[HN Gopher] ArcticDB: Why a Hedge Fund Built Its Own Database
___________________________________________________________________
ArcticDB: Why a Hedge Fund Built Its Own Database
Author : todsacerdoti
Score : 41 points
Date : 2024-08-21 13:17 UTC (3 days ago)
(HTM) web link (www.infoq.com)
(TXT) w3m dump (www.infoq.com)
| dang wrote:
| Related:
|
| _ArcticDB: A high-performance, serverless Pandas DataFrame
| database_ - https://news.ycombinator.com/item?id=35198131 - March
| 2023 (1 comment)
|
| _Introducing ArcticDB: Powering data science at Man Group_ -
| https://news.ycombinator.com/item?id=35181870 - March 2023 (1
| comment)
|
| _Introducing ArcticDB: A Database for Observability_ -
| https://news.ycombinator.com/item?id=31260597 - May 2022 (31
| comments)
| Nelkins wrote:
| I don't think the last link is related. Different database.
| silisili wrote:
| Correct. They renamed FrostDB, here is the announcement -
|
| https://www.polarsignals.com/blog/posts/2022/06/16/arcticdb-.
| ..
| OutOfHere wrote:
| https://github.com/man-group/arcticDB
| stackskipton wrote:
| Read the presentation. Answer was what I expected. We had unique
| problem and because we make oil drums amount of cash, dipping a
| bucket and taking that cash to solve the problem was easy
| justification.
|
| These are really smart people solving problems they have but many
| companies don't have buckets of cash to hire really smart people
| to solve those problems.
|
| Also, the questions after presentation pointed out the data isn't
| always analyzed in their database so it's more like storage
| system then database.
|
| >Participant 1: What's the optimization happening on the pandas
| DataFrames, which we obviously know are not very good at scaling
| up to billions of rows? How are you doing that? On the pandas
| DataFrames, what kind of optimizations are you running under the
| hood? Are you doing some Spark?
|
| >Munro: The general pattern we have internally and the users
| have, is that your returning pandas DataFrames are usable.

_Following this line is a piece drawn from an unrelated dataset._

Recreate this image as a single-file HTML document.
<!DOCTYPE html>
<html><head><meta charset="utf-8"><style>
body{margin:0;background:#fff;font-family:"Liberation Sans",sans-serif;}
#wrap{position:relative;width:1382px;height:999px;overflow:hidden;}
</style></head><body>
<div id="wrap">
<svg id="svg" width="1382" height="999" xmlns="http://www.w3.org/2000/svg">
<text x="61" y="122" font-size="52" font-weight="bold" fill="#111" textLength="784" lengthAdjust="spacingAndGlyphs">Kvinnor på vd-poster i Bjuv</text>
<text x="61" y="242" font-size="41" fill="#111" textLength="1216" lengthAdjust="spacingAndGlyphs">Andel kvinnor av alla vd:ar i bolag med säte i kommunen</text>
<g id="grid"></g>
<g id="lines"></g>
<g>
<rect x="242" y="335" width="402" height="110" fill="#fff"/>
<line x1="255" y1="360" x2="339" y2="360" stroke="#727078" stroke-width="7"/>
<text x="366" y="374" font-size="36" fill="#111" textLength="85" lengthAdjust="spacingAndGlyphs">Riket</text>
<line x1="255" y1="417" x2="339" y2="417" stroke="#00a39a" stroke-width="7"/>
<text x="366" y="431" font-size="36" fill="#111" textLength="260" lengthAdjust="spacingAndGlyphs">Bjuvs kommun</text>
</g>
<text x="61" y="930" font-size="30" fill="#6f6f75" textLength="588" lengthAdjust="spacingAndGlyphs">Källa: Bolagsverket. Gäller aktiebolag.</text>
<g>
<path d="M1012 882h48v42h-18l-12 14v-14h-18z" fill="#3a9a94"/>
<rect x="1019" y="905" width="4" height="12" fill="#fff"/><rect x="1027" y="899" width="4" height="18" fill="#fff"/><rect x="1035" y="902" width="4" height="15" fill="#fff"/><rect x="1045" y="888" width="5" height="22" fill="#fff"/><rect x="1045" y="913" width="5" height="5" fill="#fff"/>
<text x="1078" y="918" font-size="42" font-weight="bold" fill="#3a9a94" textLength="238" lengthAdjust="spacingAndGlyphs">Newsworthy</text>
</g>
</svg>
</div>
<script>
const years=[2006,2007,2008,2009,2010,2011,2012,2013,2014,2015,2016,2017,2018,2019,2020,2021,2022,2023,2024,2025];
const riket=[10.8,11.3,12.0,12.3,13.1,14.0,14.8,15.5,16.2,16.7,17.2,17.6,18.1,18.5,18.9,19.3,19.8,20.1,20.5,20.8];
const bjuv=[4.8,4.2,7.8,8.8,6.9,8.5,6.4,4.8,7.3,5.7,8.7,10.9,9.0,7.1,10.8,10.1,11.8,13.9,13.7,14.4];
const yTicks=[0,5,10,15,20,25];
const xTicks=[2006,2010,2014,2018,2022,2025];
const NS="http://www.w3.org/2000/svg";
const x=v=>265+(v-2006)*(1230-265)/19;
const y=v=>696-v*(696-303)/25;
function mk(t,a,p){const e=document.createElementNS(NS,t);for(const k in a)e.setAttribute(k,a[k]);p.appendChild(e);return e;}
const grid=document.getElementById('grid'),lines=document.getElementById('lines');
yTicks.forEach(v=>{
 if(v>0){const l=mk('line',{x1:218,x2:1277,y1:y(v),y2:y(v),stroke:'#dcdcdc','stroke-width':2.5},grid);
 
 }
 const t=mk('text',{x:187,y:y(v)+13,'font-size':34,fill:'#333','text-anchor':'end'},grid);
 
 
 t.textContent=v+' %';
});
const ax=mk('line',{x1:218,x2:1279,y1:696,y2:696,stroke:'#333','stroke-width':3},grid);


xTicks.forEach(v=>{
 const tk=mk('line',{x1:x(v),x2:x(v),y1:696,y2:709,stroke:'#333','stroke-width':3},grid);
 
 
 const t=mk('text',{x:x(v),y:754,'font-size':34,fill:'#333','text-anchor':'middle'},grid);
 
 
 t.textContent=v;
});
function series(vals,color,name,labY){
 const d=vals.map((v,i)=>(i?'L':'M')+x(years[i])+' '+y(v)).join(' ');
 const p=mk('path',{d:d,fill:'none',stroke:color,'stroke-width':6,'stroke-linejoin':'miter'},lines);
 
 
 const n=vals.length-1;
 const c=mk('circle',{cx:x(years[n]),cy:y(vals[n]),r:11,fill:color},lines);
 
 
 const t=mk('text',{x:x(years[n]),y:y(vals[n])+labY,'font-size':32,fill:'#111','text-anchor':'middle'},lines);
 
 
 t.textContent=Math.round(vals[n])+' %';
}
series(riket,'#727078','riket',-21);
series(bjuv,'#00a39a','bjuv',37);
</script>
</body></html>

| They're fitting in memory. You're doing the querying, so it's
| like, limit your results to that. Then, once people have got
| their DataFrame back, they might choose another technology like
| Polars, DuckDB to do their analytics, depending on if they don't
| like pandas or they think it's too slow.
| datahack wrote:
| This comment is underrated comedy gold. You clearly have worked
| with big data.
| primitivesuave wrote:
| I skipped to the "why build a database" section and then
| skipped another two minutes of his tangential thoughts - seems
| like the answer is "because Moore's law"?
| tda wrote:
| I know there are tons of problems that are solved in excel while
| they really shouldn't. Instead of getting the expert business
| analyst to use a better tool (like pandas), money is spent to
| "fix" excel.
|
| Apparently there is also a class of problems that outgrow pandas.
| And instead of the business side switching to more suitable
| tools, some really smart people are hired to build crutches
| around pandas.
|
| Oh well, they probably had fun doing it. Maybe they get to work
| on nogil python next
| bdjsiqoocwk wrote:
| Isn't it constrained to minutely timestamps or something like
| that.
___________________________________________________________________
(page generated 2024-08-24 23:00 UTC)